The advantage of layer-wise methods is even more pronounced in Setting 2 (the more effective setting overall), with an 83.3% success rate. This trend is particularly notable at higher LLM weight values (0.5 and 0.6), where Methods 2 and 3 consistently outperform Method 1 across both datasets.
The data reveals three important patterns that support Hypothesis 2:
-
Methods 2 and 3 show better resilience at higher weight values (0.6), degrading more gracefully than Method 1.
-
In Setting 2, Method 3 (loglinear layer-wise) achieves the best overall performance, suggesting that a more gradual introduction of LLM influence in deeper layers is optimal.
-
The layer-wise approaches generally perform better on Math-Vista mini, suggesting they better preserve visual reasoning capabilities when incorporating more LLM influence.
Optimal Weight Balance
Across most methods and settings, a weight value of 0.4 (60% VLM + 40% LLM influence) produces the best results.

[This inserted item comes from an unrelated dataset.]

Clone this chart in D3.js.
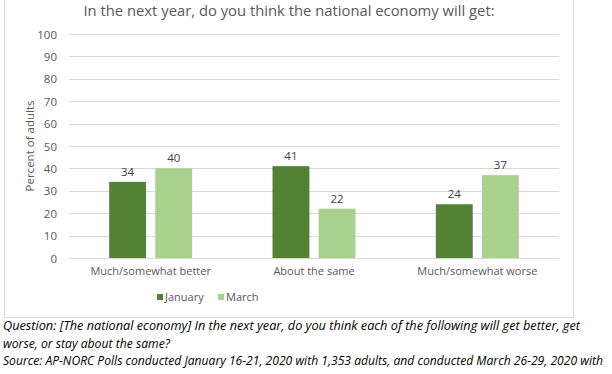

The best overall configuration is Setting 2, Method 3, with weight 0.4, which achieves:
- 25.46% on MATH-Vision(1.51 points above baseline)

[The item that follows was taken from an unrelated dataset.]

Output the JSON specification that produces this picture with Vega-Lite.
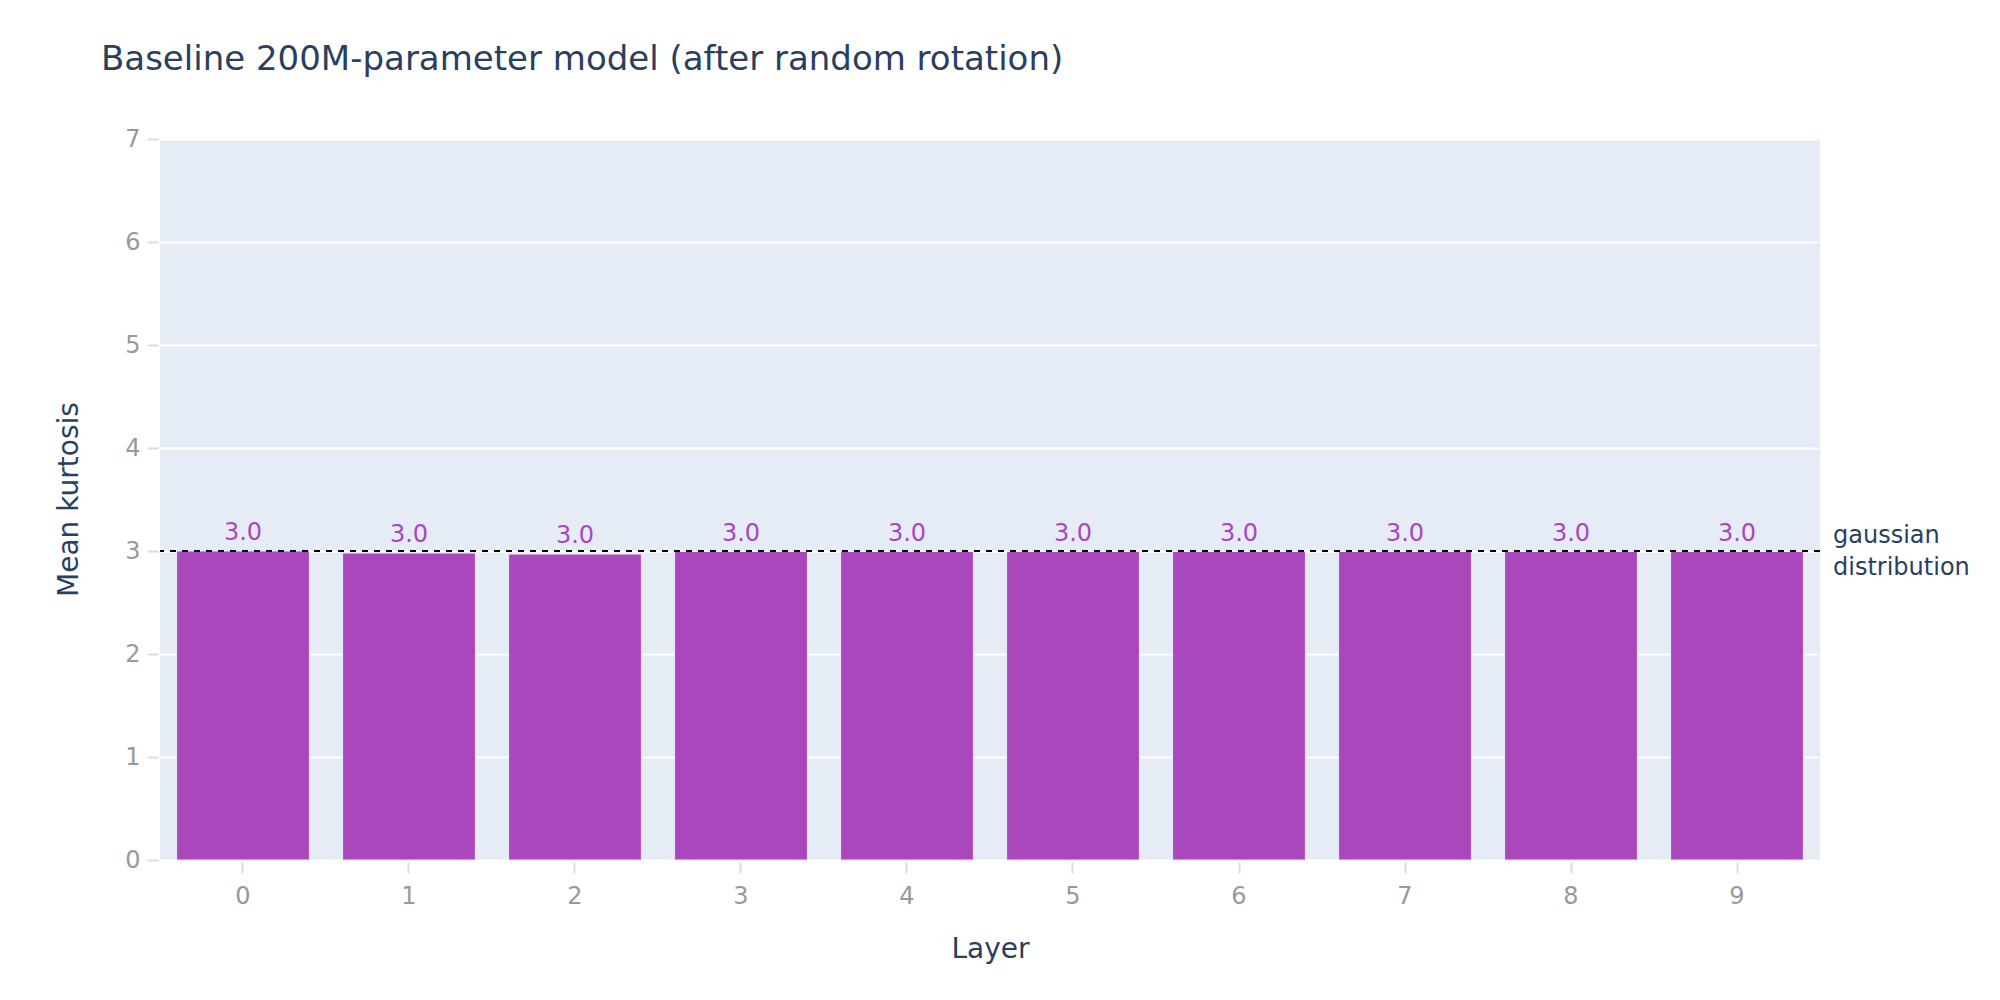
{
  "$schema": "https://vega.github.io/schema/vega-lite/v6.json",
  "autosize": {"type": "none"},
  "padding": {"left": 160, "top": 139, "right": 180, "bottom": 140},
  "width": 1660,
  "height": 721,
  "background": "#ffffff",
  "title": {
    "text": "Baseline 200M-parameter model (after random rotation)",
    "anchor": "start",
    "frame": "group",
    "dx": -59,
    "offset": 50,
    "font": "DejaVu Sans",
    "fontSize": 34,
    "fontWeight": "normal",
    "color": "#2a3f5f"
  },
  "datasets": {
    "kurtosis": [
      {"layer": 0, "kurtosis": 3.0},
      {"layer": 1, "kurtosis": 2.98},
      {"layer": 2, "kurtosis": 2.97},
      {"layer": 3, "kurtosis": 2.995},
      {"layer": 4, "kurtosis": 2.995},
      {"layer": 5, "kurtosis": 2.995},
      {"layer": 6, "kurtosis": 2.995},
      {"layer": 7, "kurtosis": 2.995},
      {"layer": 8, "kurtosis": 2.995},
      {"layer": 9, "kurtosis": 2.995}
    ],
    "reference": [
      {"layer": 9, "level": 3, "note": "gaussian\ndistribution"}
    ]
  },
  "encoding": {
    "x": {"field": "layer", "type": "ordinal", "title": "Layer"},
    "y": {
      "field": "kurtosis",
      "type": "quantitative",
      "title": "Mean kurtosis",
      "scale": {"domain": [0, 7]},
      "axis": {"values": [0, 1, 2, 3, 4, 5, 6, 7], "format": "d"}
    }
  },
  "layer": [
    {
      "data": {"name": "kurtosis"},
      "mark": {"type": "bar", "color": "#AB47BC", "stroke": "#E5ECF6", "strokeWidth": 1}
    },
    {
      "data": {"name": "kurtosis"},
      "mark": {"type": "text", "color": "#AB47BC", "font": "DejaVu Sans", "fontSize": 24, "baseline": "alphabetic", "align": "center", "dy": -11},
      "encoding": {
        "text": {"field": "kurtosis", "type": "quantitative", "format": ".1f"}
      }
    },
    {
      "data": {"name": "reference"},
      "mark": {"type": "rule", "color": "#000000", "strokeWidth": 2, "strokeDash": [6, 6]},
      "encoding": {
        "x": null,
        "y": {"field": "level", "type": "quantitative"}
      }
    },
    {
      "data": {"name": "reference"},
      "mark": {"type": "text", "color": "#2a3f5f", "font": "DejaVu Sans", "fontSize": 24, "align": "left", "baseline": "middle", "lineBreak": "\n", "lineHeight": 32, "dx": 96, "dy": -15},
      "encoding": {
        "y": {"field": "level", "type": "quantitative"},
        "text": {"field": "note", "type": "nominal"}
      }
    }
  ],
  "config": {
    "view": {"fill": "#E5ECF6", "stroke": null},
    "scale": {"bandPaddingInner": 0.2, "bandPaddingOuter": 0.1},
    "axisX": {
      "labelAngle": 0,
      "grid": false,
      "domain": false,
      "offset": 2,
      "tickSize": 11,
      "tickWidth": 2,
      "tickColor": "#dddddd",
      "labelPadding": 11,
      "labelFont": "DejaVu Sans",
      "labelFontSize": 24,
      "labelColor": "#999999",
      "titleFont": "DejaVu Sans",
      "titleFontSize": 28,
      "titleFontWeight": "normal",
      "titleColor": "#2a3f5f",
      "titleBaseline": "alphabetic",
      "titleY": 95
    },
    "axisY": {
      "grid": true,
      "gridColor": "#ffffff",
      "gridWidth": 2,
      "domain": false,
      "offset": 2,
      "tickSize": 11,
      "tickWidth": 2,
      "tickColor": "#dddddd",
      "labelPadding": 7,
      "labelFont": "DejaVu Sans",
      "labelFontSize": 24,
      "labelColor": "#999999",
      "titleFont": "DejaVu Sans",
      "titleFontSize": 28,
      "titleFontWeight": "normal",
      "titleColor": "#2a3f5f",
      "titleBaseline": "alphabetic",
      "titleAngle": -90,
      "titleX": -81,
      "titleY": 360
    }
  }
}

- 69.8% on Math-Vista mini (closest to the baseline of 70.9%)
This confirms that maintaining stronger VLM influence while selectively incorporating LLM capabilities yields optimal performance for multimodal reasoning tasks.

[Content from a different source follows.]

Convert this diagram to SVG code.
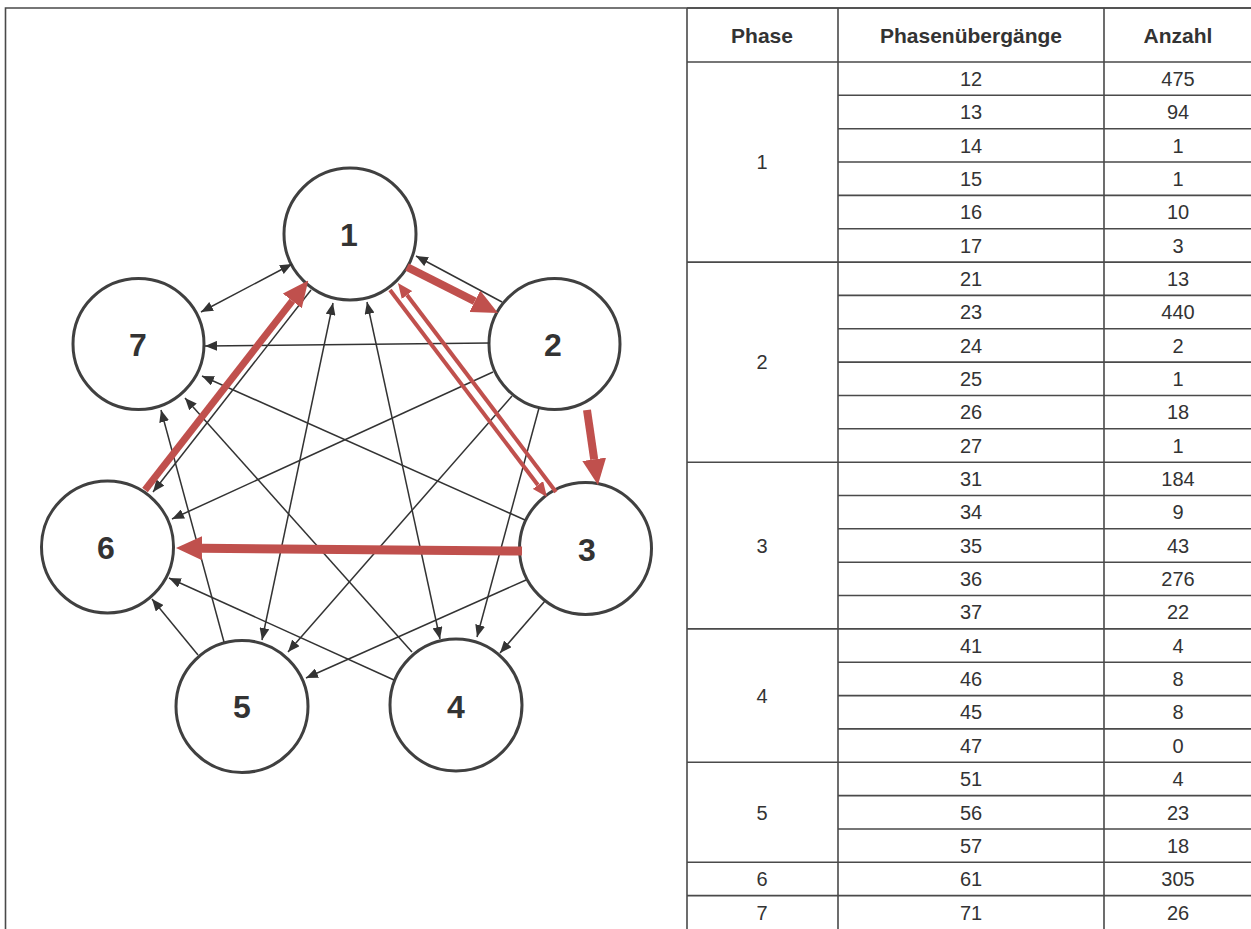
<svg xmlns="http://www.w3.org/2000/svg" width="1251" height="929" viewBox="0 0 1251 929">
  <style>
    .node circle { fill: #ffffff; stroke: #404040; stroke-width: 3; }
    .node text { font-family: "Liberation Sans", Arial, sans-serif; font-size: 32px; font-weight: bold; fill: #333333; text-anchor: middle; }
    .edge { fill: none; stroke: #333333; stroke-width: 1.5; }
    .hot { fill: none; stroke: #C0504D; }
    .grid { stroke: #4a4a4a; stroke-width: 1.6; fill: none; }
    .th { font-family: "Liberation Sans", Arial, sans-serif; font-size: 21px; font-weight: bold; fill: #333333; text-anchor: middle; }
    .td { font-family: "Liberation Sans", Arial, sans-serif; font-size: 20px; fill: #333333; text-anchor: middle; }
  </style>
  <defs>
    <marker id="tip" markerUnits="userSpaceOnUse" markerWidth="12" markerHeight="10" refX="12" refY="5" orient="auto-start-reverse">
      <path d="M0,0 L12,5 L0,10 z" fill="#333333"/>
    </marker>
    <marker id="hot-lg" markerUnits="userSpaceOnUse" markerWidth="26" markerHeight="24" refX="0" refY="12" orient="auto">
      <path d="M0,0 L26,12 L0,24 z" fill="#C0504D"/>
    </marker>
    <marker id="hot-sm" markerUnits="userSpaceOnUse" markerWidth="15" markerHeight="13" refX="0" refY="6.5" orient="auto">
      <path d="M0,0 L15,6.5 L0,13 z" fill="#C0504D"/>
    </marker>
  </defs>

  <rect width="1251" height="929" fill="#ffffff"/>

  <!-- outer frame -->
  <path class="grid" d="M5.5,929 V8 H1251"/>

  <!-- phase nodes -->
  <g id="node-1" class="node"><circle cx="350" cy="234" r="66"/><text x="349" y="246">1</text></g>
  <g id="node-2" class="node"><circle cx="554.5" cy="344" r="65.5"/><text x="553" y="356">2</text></g>
  <g id="node-3" class="node"><circle cx="585.5" cy="548.5" r="66"/><text x="587" y="561">3</text></g>
  <g id="node-4" class="node"><circle cx="456" cy="705" r="66"/><text x="456" y="718">4</text></g>
  <g id="node-5" class="node"><circle cx="242" cy="706.5" r="66"/><text x="242" y="718">5</text></g>
  <g id="node-6" class="node"><circle cx="107.5" cy="547" r="66"/><text x="106" y="559">6</text></g>
  <g id="node-7" class="node"><circle cx="138.5" cy="344" r="65.5"/><text x="138" y="356">7</text></g>

  <!-- transitions -->
  <g id="connectors">
    <!-- rare transitions -->
    <path class="edge" d="M201,312 L292,264" marker-start="url(#tip)" marker-end="url(#tip)"/>
    <path class="edge" d="M502,302 L416,256" marker-end="url(#tip)"/>
    <path class="edge" d="M490,343 L205,346" marker-end="url(#tip)"/>
    <path class="edge" d="M311,290 L153,492" marker-end="url(#tip)"/>
    <path class="edge" d="M333,303 L262,640" marker-start="url(#tip)" marker-end="url(#tip)"/>
    <path class="edge" d="M367,302 L440,639" marker-start="url(#tip)" marker-end="url(#tip)"/>
    <path class="edge" d="M525,520 L202,376" marker-end="url(#tip)"/>
    <path class="edge" d="M412,652 L185,398" marker-end="url(#tip)"/>
    <path class="edge" d="M224,642 L161,410" marker-end="url(#tip)"/>
    <path class="edge" d="M493,372 L172,519" marker-end="url(#tip)"/>
    <path class="edge" d="M512,396 L288,652" marker-end="url(#tip)"/>
    <path class="edge" d="M539,408 L477,637" marker-end="url(#tip)"/>
    <path class="edge" d="M526,580 L306,678" marker-end="url(#tip)"/>
    <path class="edge" d="M545,601 L500,653" marker-end="url(#tip)"/>
    <path class="edge" d="M394,680 L169,578" marker-end="url(#tip)"/>
    <path class="edge" d="M198,655 L152,599" marker-end="url(#tip)"/>

    <!-- dominant transitions -->
    <path class="hot" stroke-width="8" d="M407,267 L474.8,301.3" marker-end="url(#hot-lg)"/>
    <path class="hot" stroke-width="8" d="M587,410 L594.2,459.3" marker-end="url(#hot-lg)"/>
    <path class="hot" stroke-width="9" d="M522,551 L202,548.2" marker-end="url(#hot-lg)"/>
    <path class="hot" stroke-width="7" d="M145,490 L292.3,300.9" marker-end="url(#hot-lg)"/>
    <path class="hot" stroke-width="4" d="M390,290 L537.9,485" marker-end="url(#hot-sm)"/>
    <path class="hot" stroke-width="4" d="M556,492 L407,295" marker-end="url(#hot-sm)"/>
  </g>

  <!-- transition count table -->
  <g id="table">
    <path class="grid" d="M687,8 V929 M838,8 V929 M1104,8 V929 M687,8 H1251"/>
    <path class="grid" d="M687,62 H1251 M687,262.1 H1251 M687,462.2 H1251 M687,628.9 H1251 M687,762.3 H1251 M687,862.3 H1251 M687,895.6 H1251"/>
    <path class="grid" d="M838,95.3 H1251 M838,128.7 H1251 M838,162 H1251 M838,195.4 H1251 M838,228.7 H1251
      M838,295.4 H1251 M838,328.8 H1251 M838,362.1 H1251 M838,395.5 H1251 M838,428.8 H1251
      M838,495.5 H1251 M838,528.8 H1251 M838,562.2 H1251 M838,595.5 H1251
      M838,662.2 H1251 M838,695.6 H1251 M838,728.9 H1251
      M838,795.6 H1251 M838,829 H1251"/>

    <text class="th" x="762" y="43">Phase</text>
    <text class="th" x="971" y="43">Phasenübergänge</text>
    <text class="th" x="1178" y="43">Anzahl</text>

    <text class="td" x="762" y="169.2">1</text>
    <text class="td" x="762" y="369.3">2</text>
    <text class="td" x="762" y="552.7">3</text>
    <text class="td" x="762" y="702.8">4</text>
    <text class="td" x="762" y="819.5">5</text>
    <text class="td" x="762" y="886.2">6</text>
    <text class="td" x="762" y="919.5">7</text>

    <g class="td">
      <text class="td" x="971" y="85.9">12</text><text class="td" x="1178" y="85.9">475</text>
      <text class="td" x="971" y="119.2">13</text><text class="td" x="1178" y="119.2">94</text>
      <text class="td" x="971" y="152.6">14</text><text class="td" x="1178" y="152.6">1</text>
      <text class="td" x="971" y="185.9">15</text><text class="td" x="1178" y="185.9">1</text>
      <text class="td" x="971" y="219.3">16</text><text class="td" x="1178" y="219.3">10</text>
      <text class="td" x="971" y="252.6">17</text><text class="td" x="1178" y="252.6">3</text>
      <text class="td" x="971" y="285.9">21</text><text class="td" x="1178" y="285.9">13</text>
      <text class="td" x="971" y="319.3">23</text><text class="td" x="1178" y="319.3">440</text>
      <text class="td" x="971" y="352.6">24</text><text class="td" x="1178" y="352.6">2</text>
      <text class="td" x="971" y="386">25</text><text class="td" x="1178" y="386">1</text>
      <text class="td" x="971" y="419.3">26</text><text class="td" x="1178" y="419.3">18</text>
      <text class="td" x="971" y="452.7">27</text><text class="td" x="1178" y="452.7">1</text>
      <text class="td" x="971" y="486">31</text><text class="td" x="1178" y="486">184</text>
      <text class="td" x="971" y="519.4">34</text><text class="td" x="1178" y="519.4">9</text>
      <text class="td" x="971" y="552.7">35</text><text class="td" x="1178" y="552.7">43</text>
      <text class="td" x="971" y="586.1">36</text><text class="td" x="1178" y="586.1">276</text>
      <text class="td" x="971" y="619.4">37</text><text class="td" x="1178" y="619.4">22</text>
      <text class="td" x="971" y="652.8">41</text><text class="td" x="1178" y="652.8">4</text>
      <text class="td" x="971" y="686.1">46</text><text class="td" x="1178" y="686.1">8</text>
      <text class="td" x="971" y="719.4">45</text><text class="td" x="1178" y="719.4">8</text>
      <text class="td" x="971" y="752.8">47</text><text class="td" x="1178" y="752.8">0</text>
      <text class="td" x="971" y="786.1">51</text><text class="td" x="1178" y="786.1">4</text>
      <text class="td" x="971" y="819.5">56</text><text class="td" x="1178" y="819.5">23</text>
      <text class="td" x="971" y="852.8">57</text><text class="td" x="1178" y="852.8">18</text>
      <text class="td" x="971" y="886.2">61</text><text class="td" x="1178" y="886.2">305</text>
      <text class="td" x="971" y="919.5">71</text><text class="td" x="1178" y="919.5">26</text>
    </g>
  </g>
</svg>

Understanding the Math-Vista Challenge
An intriguing observation is that all fusion configurations underperform the baseline VLM (70.9%) on Math-Vista mini, with the best result (69.8%) still falling short. This suggests that even selective merging may dilute the VLM’s specialized visual processing capabilities, which may be critical for Math-Vista mini’s visual-textual reasoning demands. Incorporating LLM parameters, while beneficial for language abstraction or tasks like MATH-Vision(where we see a 1.51-point gain), might introduce a trade-off that slightly impairs performance on datasets heavily reliant on the VLM’s original vision-language synergy. This highlights a potential limitation of fusion: balancing multimodal improvement against preserving task-specific strengths.
Discussion
Our findings demonstrate that intelligent, selective parameter merging between VLMs and LLMs can produce better multimodal models than naive merging approaches. Here are the key insights:
-
Embeddings Matter: Preserving the VLM’s embedding tensors is crucial for maintaining the model’s ability to process visual information effectively.
-
Component-Specific Merging: Not all model components benefit equally from fusion; self-attention mechanisms appear to be the most promising candidates for merging.
-
Layer-Dependent Fusion: The optimal merging strategy varies across layers, with early layers benefiting from stronger VLM influence and deeper layers accommodating more LLM contribution.
-
Moderation in Merging: Even in the best-performing configurations, the VLM’s parameters should maintain greater influence (approximately 60%) for optimal multimodal performance.
-
Task-Dependent Effects: The two datasets show different sensitivity patterns to the merging strategies, suggesting that visual reasoning (Math-Vista mini) benefits more consistently from Setting 2 and Methods 2/3 than mathematical reasoning (MATH-V).
Conclusion
What we’ve learned through this exploration of VLM and LLM fusion is pretty eye-opening. It turns out that smashing together models isn’t about brute force—it’s about finesse. The most successful approach we found was selectively merging just the self-attention mechanisms while keeping the VLM’s original embedding layers intact. And the real magic happens when you apply different merging strategies throughout the network’s depth.